А там много заводов было в Текстильщиках и окрестностях. На одном из них мой папа трудился, ему завод и выделил комнату в 17 квадратных метров, где мы проживали вчетвером: мама, папа, брат Володя и я. А во второй комнате жили наши соседи, семья Поповых, и тоже из четырех человек: дядя Толя, тетя Люся, дочь Наташа и маленький Витя. Прожили мы вместе от самого моего рождения до моих 14 лет, а потом отцу дали отдельную квартиру, и мы переехали в другой район, очень далеко от Текстильщиков. Но я ездила в свой старый двор, потому что не завела я себе на новом месте подружек, там все было как-то по-другому и все отвратительно.

Жизнь стала не такой уже прекрасной, вот и тянуло меня полюбоваться и еще раз восхититься нашим двором. И подивиться тому, какой разной может быть жизнь в одном и том же городе. Ну и конечно, к соседям заходила, в свою старую квартиру, которую семья Поповых теперь занимала полностью. Это было хорошо, что они так улучшили свои жилищные условия.

Да вот только беда пришла к ним в эту новую уже большую квартиру: дядя Толя заболел, и тяжело заболел. Дядя Толя был сам из казаков, откуда-то с самых казачьих мест, и его запросто можно было снимать в герасимовском «Тихом Доне»: невысокий, но весь коренастый, крепкий, яркие синие глаза и черные густые вьющиеся волосы, правда, хоть сейчас в кадр! И вот такой мужчина лет в сорок стал вдруг инвалидом «по сердцу». На работу больше не ходил, а все сидел дома и штамповал какие-то бирки на специальной машинке. Такие машинки раздавали для работы на дому инвалидам, государство раздавало. Я как-то тогда и не поняла, какая трагедия случилась с моим соседом. Когда приезжала, он был неразговорчив, но приветлив, посидит, послушает меня и молча к своей машинке: стук-стук-стук. А я с Наташкой о том, как мне плохо на новом месте.

А потом и дядя Толя повеселел. Да. Приезжаю в очередной раз к ним в гости, а у них белка по комнате скачет. Я просто обалдела от неожиданности. Вот так свободно по всей квартире носится и что-то верещит, какашки ее по всей комнате валяются, на это внимания никто не обращает, а она радостная такая, набегается — и на плечо к дяде Толе, он улыбается, а она трется о его щеку, ласкается, он ей что-то нежное шепчет и весь радостью светится…

Я восхитилась белкой, потому что мне животных заводить не разрешалось, несмотря на мое горячее желание. А я долго родителей просила, еще когда в коммуналке с Поповыми жила, но моя мама и тетя Люся отвечали: «За вами убирать надоело, а еще за кошкой какой-нибудь… Нет!» И тут вдруг и не кошка даже, а восхитительная белка, и ее даже в клетку не сажали, дядя Толя не разрешал, хотя клетка и имелась, но в коридоре стояла.
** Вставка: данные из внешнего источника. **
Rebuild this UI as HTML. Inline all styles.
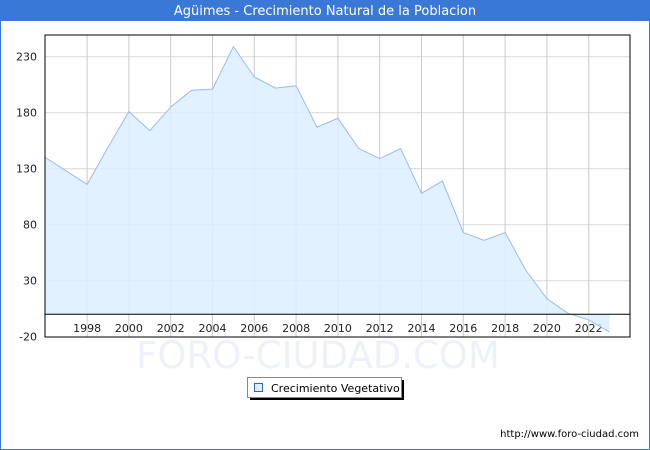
<!DOCTYPE html>
<html><head><meta charset="utf-8"><style>
body{margin:0;background:#fff;font-family:"DejaVu Sans","Liberation Sans",sans-serif;}
#wrap{position:relative;width:648px;height:448px;border:1px solid #3a78d8;overflow:hidden;}
#title{position:absolute;left:0;top:0;width:648px;height:20px;background:#3a78d8;color:#fff;font-size:13px;text-align:center;line-height:21px;}
svg{position:absolute;left:-1px;top:-1px;}
</style></head><body>
<div id="wrap">
<div id="title">Agüimes - Crecimiento Natural de la Poblacion</div>
<svg id="chart" width="650" height="450"></svg>
</div>
<script>
const years=[1996,1997,1998,1999,2000,2001,2002,2003,2004,2005,2006,2007,2008,2009,2010,2011,2012,2013,2014,2015,2016,2017,2018,2019,2020,2021,2022,2023];
const values=[140,128,116,149,181,164,185,200,201,239,212,202,204,167,175,148,139,148,108,119,73,66,73,39,14,1,-5,-16];
const yTicks=[-20,30,80,130,180,230];
const xTicks=[1998,2000,2002,2004,2006,2008,2010,2012,2014,2016,2018,2020,2022];
const NS="http://www.w3.org/2000/svg";
const svg=document.getElementById('chart');
const L=45,R=630,T=35,B=337;
const x=v=>45.3+(v-1996)*20.9;
const y=v=>314.3-v*1.12;
function mk(t,a,p){const e=document.createElementNS(NS,t);for(const k in a)e.setAttribute(k,a[k]);(p||svg).appendChild(e);return e;}
const wm=mk('text',{x:318,y:368,'text-anchor':'middle','font-size':'37',fill:'#eef1f8','font-family':'"DejaVu Sans",sans-serif'});


wm.textContent='FORO-CIUDAD.COM';
const bg=mk('rect',{x:L,y:T,width:R-L,height:B-T,fill:'#fff',stroke:'none'});


yTicks.forEach(v=>{
 if(v>-20){const g=mk('line',{x1:L,x2:R,y1:y(v),y2:y(v),stroke:'#d8d8d8','stroke-width':1});
 
 }
 const t=mk('text',{x:37,y:y(v)+4,'text-anchor':'end','font-size':'11',fill:'#222'});
 
 
 t.textContent=v;
});
xTicks.forEach(v=>{
 const g=mk('line',{x1:x(v),x2:x(v),y1:T,y2:B,stroke:'#cccccc','stroke-width':1});
 
 
 const t=mk('text',{x:x(v),y:332,'text-anchor':'middle','font-size':'11',fill:'#222'});
 
 
 t.textContent=v;
});
let d='M'+x(years[0])+','+y(0);
years.forEach((yr,i)=>{d+=' L'+x(yr)+','+y(values[i]);});
d+=' L'+x(years[years.length-1])+','+y(0)+' Z';
const area=mk('path',{d:d,fill:'#ddeeff','fill-opacity':0.85,stroke:'none'});


const line=mk('polyline',{points:years.map((yr,i)=>x(yr)+','+y(values[i])).join(' '),fill:'none',stroke:'#99bbee','stroke-width':1});


const zl=mk('line',{x1:L,x2:R,y1:y(0),y2:y(0),stroke:'#000','stroke-width':1});


const fr=mk('rect',{x:L,y:T,width:R-L,height:B-T,fill:'none',stroke:'#000','stroke-width':1});


const lg=mk('g',{});


mk('rect',{x:250,y:380,width:154,height:20,fill:'#000'},lg);
mk('rect',{x:247.5,y:377.5,width:154,height:20,fill:'#fff',stroke:'#888'},lg);
const sw=mk('rect',{x:254.5,y:383.5,width:8,height:8,fill:'#ddeeff',stroke:'#3366aa'},lg);


const lt=mk('text',{x:271,y:392,'font-size':'11',fill:'#000'},lg);


lt.textContent='Crecimiento Vegetativo';
const ft=mk('text',{x:639,y:437,'text-anchor':'end','font-size':'10',fill:'#000'});


ft.textContent='http://www.foro-ciudad.com';
</script>
</body></html>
Вот так они и жили какое-то время: тетя Люся работала, Наташа и Витя учились, а дядя Толя целый день был дома с машинкой штамповочной и со своей любимой белкой.  И я как-то привыкла к такому положению вещей и ничего ужасного не видела. Молодость жестока, мне не казалось, что дяде Толе надо как-то в чем-то сочувствовать, мне казалось, что он вполне даже и счастлив.

А потом вдруг сообщают, что дядя Толя умер. Это был шок для меня. Во-первых, моя жизнь так сложилась, что, только когда мне исполнилось 14 лет, умер кто-то очень мне хорошо знакомый, и я испугалась и отбросила от себя эту страшную информацию. А во-вторых, в моем сознании сложилась картинка, что вот так он и будет жить: штамповать бирки и радоваться своей белке.
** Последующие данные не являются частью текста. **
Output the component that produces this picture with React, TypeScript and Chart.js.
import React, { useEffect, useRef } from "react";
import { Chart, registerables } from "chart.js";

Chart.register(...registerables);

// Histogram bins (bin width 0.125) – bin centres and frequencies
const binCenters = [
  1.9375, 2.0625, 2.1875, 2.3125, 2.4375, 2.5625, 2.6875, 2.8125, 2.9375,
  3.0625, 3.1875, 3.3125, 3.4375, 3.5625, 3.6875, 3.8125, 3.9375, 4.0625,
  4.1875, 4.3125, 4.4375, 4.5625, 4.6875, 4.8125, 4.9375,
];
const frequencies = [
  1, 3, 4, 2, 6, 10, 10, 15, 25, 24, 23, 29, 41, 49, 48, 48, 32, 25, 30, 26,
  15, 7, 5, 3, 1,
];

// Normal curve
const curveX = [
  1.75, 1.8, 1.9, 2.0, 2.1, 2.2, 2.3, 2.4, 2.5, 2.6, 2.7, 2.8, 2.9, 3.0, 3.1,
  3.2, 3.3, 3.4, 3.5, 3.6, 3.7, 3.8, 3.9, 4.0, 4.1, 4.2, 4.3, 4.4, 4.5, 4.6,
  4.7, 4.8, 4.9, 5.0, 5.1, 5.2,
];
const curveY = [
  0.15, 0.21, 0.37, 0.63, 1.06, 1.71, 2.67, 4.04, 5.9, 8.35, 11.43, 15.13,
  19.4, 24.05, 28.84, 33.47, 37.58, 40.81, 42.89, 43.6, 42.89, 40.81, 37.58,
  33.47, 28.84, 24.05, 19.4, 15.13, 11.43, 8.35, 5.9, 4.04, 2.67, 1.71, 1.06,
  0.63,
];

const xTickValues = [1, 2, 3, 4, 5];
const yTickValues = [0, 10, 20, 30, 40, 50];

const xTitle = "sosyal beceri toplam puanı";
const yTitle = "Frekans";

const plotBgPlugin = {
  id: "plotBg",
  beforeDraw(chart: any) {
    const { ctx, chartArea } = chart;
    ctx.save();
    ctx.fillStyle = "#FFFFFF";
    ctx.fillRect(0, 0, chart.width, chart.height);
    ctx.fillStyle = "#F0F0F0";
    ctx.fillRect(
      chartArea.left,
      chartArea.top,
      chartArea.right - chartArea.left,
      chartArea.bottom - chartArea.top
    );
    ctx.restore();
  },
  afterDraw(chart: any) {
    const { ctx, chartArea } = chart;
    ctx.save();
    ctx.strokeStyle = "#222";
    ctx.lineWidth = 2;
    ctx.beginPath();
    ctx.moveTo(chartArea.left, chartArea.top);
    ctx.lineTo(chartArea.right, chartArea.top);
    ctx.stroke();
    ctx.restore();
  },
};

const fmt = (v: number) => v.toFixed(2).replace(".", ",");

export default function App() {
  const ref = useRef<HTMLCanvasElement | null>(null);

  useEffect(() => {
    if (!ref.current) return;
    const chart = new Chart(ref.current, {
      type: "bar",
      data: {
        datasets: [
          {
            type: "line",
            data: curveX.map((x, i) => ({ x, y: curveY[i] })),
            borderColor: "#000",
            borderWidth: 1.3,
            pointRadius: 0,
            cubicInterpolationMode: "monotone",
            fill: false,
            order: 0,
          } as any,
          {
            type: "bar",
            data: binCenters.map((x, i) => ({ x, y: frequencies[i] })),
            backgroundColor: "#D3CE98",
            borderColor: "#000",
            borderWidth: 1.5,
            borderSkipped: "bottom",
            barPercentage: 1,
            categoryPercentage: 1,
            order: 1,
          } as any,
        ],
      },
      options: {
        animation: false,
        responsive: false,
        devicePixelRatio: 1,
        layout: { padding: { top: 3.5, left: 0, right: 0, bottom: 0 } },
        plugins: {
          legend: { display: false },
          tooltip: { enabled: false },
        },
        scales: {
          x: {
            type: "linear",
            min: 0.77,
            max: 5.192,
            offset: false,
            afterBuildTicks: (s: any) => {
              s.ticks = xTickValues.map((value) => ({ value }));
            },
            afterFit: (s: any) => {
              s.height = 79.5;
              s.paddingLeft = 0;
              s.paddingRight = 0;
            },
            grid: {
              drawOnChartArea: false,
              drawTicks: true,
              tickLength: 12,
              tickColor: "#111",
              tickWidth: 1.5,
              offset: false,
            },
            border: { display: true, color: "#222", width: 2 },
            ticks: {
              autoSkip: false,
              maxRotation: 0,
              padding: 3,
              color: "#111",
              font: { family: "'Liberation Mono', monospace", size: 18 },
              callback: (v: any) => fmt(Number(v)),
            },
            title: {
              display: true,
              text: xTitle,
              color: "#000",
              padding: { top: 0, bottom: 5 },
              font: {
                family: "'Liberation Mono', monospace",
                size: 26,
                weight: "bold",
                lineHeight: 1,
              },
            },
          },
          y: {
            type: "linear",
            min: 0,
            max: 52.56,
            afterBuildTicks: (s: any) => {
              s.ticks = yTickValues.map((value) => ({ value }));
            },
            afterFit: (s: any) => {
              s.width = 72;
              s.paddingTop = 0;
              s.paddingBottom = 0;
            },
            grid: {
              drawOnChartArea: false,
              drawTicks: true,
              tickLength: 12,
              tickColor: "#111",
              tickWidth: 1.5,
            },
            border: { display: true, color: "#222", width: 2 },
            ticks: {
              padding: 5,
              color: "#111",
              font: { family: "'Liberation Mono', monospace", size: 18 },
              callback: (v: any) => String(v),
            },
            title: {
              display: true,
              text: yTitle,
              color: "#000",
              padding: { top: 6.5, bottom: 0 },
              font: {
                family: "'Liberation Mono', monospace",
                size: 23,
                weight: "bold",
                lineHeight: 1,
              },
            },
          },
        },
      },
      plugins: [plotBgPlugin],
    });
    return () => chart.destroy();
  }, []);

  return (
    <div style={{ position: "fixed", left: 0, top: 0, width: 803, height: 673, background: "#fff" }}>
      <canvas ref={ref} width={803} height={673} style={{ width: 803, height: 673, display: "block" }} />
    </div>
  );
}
И я даже на похоронах не была. Родители, конечно, поехали, а я нет. «Не хочу!» — сказала, вот так. Но после похорон через какое-то время приехала к своим бывшим, осиротевшим соседям. Сидим разговариваем о грустном, и вдруг я понимаю, что чего-то не хватает мне зрительно и эмоционально. Дяди Толи нет и еще чего-то…

И вдруг понимаю…

«А где белка?» — спрашиваю. А тетя Люся отвечает: «Так умерла белка. Как Толю похоронили, она есть совсем перестала, все только на его диване лежала грустная, шерсть повылазила, а потом и померла». Вот тогда я и заплакала. Сразу обо всем.